After Glenda refuses a second chance to accomplish her jump, she is transferred to the ambulance corps. As she prepares to leave the barracks, she overhears Jeff tell Dottie that Woods's plane has crashed in a remote area and that a nurse must parachute in to aid the injured officer.

Begging Capt. Morgan to assign her to the mission to save Woods, with whom she has fallen in love, Glenda straps on her parachute, puts her fears behind her and jumps from the plane.
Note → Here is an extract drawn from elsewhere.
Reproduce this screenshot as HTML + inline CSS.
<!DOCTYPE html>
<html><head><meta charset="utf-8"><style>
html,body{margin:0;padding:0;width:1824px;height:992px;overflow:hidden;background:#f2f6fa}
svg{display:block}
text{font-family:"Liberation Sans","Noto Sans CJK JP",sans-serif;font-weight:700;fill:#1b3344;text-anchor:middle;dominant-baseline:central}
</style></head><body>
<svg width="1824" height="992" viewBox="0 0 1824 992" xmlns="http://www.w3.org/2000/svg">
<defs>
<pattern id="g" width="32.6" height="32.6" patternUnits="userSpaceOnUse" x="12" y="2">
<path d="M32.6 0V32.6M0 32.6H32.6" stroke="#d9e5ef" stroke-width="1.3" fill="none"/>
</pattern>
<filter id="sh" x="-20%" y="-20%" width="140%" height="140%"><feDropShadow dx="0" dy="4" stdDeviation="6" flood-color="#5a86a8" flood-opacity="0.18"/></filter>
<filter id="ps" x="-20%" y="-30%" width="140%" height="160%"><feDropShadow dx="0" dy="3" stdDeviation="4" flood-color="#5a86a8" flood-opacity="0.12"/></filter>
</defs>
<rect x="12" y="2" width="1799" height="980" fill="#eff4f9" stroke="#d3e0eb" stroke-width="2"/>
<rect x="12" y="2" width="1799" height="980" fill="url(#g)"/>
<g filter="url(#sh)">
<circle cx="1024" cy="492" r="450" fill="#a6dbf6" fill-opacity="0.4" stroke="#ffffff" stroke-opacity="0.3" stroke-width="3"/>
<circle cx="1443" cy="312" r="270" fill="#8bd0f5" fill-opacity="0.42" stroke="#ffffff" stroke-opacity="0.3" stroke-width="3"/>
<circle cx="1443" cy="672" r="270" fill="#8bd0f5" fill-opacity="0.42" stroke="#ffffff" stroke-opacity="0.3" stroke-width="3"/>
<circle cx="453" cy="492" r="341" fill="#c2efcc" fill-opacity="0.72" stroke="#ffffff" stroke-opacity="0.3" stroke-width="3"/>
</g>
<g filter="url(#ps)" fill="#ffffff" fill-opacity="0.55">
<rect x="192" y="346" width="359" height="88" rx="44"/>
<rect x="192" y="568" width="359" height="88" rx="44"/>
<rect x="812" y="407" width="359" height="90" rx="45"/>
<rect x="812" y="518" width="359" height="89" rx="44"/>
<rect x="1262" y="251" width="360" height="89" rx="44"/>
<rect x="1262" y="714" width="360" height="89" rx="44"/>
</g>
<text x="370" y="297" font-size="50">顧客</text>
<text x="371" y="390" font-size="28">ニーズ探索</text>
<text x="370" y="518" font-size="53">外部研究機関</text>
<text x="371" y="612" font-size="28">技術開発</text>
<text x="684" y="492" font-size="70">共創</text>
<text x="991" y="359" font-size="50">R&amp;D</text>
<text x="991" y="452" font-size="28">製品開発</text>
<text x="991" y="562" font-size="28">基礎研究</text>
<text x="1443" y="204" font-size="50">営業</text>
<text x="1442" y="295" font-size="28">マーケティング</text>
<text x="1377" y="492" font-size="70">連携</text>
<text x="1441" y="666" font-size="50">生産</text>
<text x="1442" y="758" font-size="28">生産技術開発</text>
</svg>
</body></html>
Upon landing, she discovers that Woods is unharmed and that his accident was a ruse to help her overcome her anxiety.

==Cast==
- Marguerite Chapman - Glenda White
- William Wright - Lt. Woods
- Kay Harris - Dottie Morrison
- Lauretta Schimmoler - Jane Morgan
- Louise Allbritton - Helen Ames
- Forrest Tucker - Lt. Tucker
- Frank Sully - Sgt. Peters
- Diedra Vale - Ruby Stark
- Evelyn Wahl - Gretchen Ernst
- Shirley Patterson - Katherine Webb
- Eileen O'Hearn - Mary Mack
- Roma Aldrich - Nita Dominick
- Marjorie Riordan - Wendie Holmes
- Catherine Craig - Lt. Mullins
- Douglas Wood - Maj. Devon
- Marie Windsor - Company 'C' Girl

==Aerial Nurse Corps==
The Aerial Nurse Corps of America was created in 1936 by Lauretta M. Schimmoler. Although never officially recognised the unit was regarded as the predecessor of the United States Air Force Nurse Corps. Schimmoler was technical advisor and appears in the film as a Captain.